Big Week For Drones: Dubai Permits Passenger-Carrying Drone; Kenya Finally Approves Commercial Use (apnews.com)
It's shaping up to be a major week for drone enthusiasts. A pilot-less drone designed to carry one passenger at a time is set to start making regular trips in Dubai later this year. In some other news, Kenya has joined the neighbor Rwanda in opening up its skies for commercial drone use. From an AP report: Up, up and away: Dubai hopes to have a passenger-carrying drone regularly buzzing through the skyline of this futuristic city-state in July. The arrival of the Chinese-made EHang 184 -- which already has had its flying debut over Dubai's iconic, sail-shaped Burj al-Arab skyscraper hotel -- comes as the Emirati city also has partnered with other cutting-edge technology companies, including Hyperloop One. The question is whether the egg-shaped, four-legged craft will really take off as a transportation alternative in this car-clogged city already home to the world's longest driverless metro line. From a Quartz report: Flying a drone will soon be legal in Kenya, which has effectively banned the use of unmanned aerial vehicles for anyone outside of the military for the past two years. A spokesperson for the Kenya Civil Aviation Authority (KCAA) said that draft regulations for the commercial use of drones had been approved by security officials. The agency said details of the law would be released soon. The approval comes as regulators elsewhere in Africa have tightened restrictions on UAVs. In Ghana, flying an unregistered drone is punishable by up to 30 years in jail. In Nigeria, operators require permits from the aviation authority as well as the office of the National Security Adviser (the process of getting a permit costs up to $4,000).
Because of the physics of propellers, quads are workable in small scale (toys) but the efficiency is horrendous in large scale. Experimental helicopters have been built with two and four propellers for many, many years, but never commercially because they are horribly inefficient.

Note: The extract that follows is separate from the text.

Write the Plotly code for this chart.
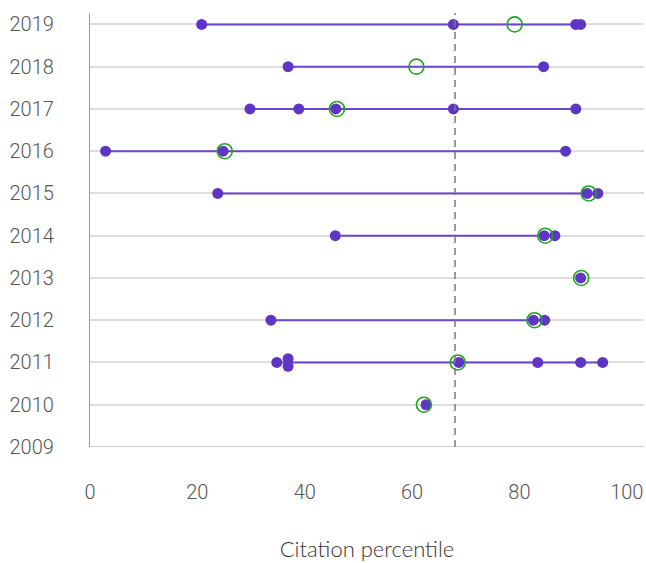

The thrust of a prop is proportional to SQUARE of blade length. In other words, it's proportional to the swept disk area. A 10 foot prop makes over ten times as much thrust as a 3 foot prop, so having four props of 3 feet each is very inefficient compared to a single 10 foot prop.
On a toy sized example, you can live with the inefficiency to get lower mechanical complexity due to another issue with scaling. Basically, for each dimenaion to scale linearly, weight is cubed. Consider a boom that is 1cm X 1cm x 10cm on the small craft. We want to scale it by a factor of ten. It becomes ten times as long, 10cm X 10cm x 100cm. Not only is is ten times as long, it's also ten times as thick and ten times as wide - a thousand times as much total mass, a thousand times as heavy.
Because of that cube calculation as you scale up and down, very small (toy size) craft can have phenomenal power-to-weight ratios and get away with stuff that's not possible in full-sized craft. For a full-sized craft, power-to-weight is a very significant issue. You can't have tiny, inefficient props on a full-size craft, you need a long prop which cubes the thrust.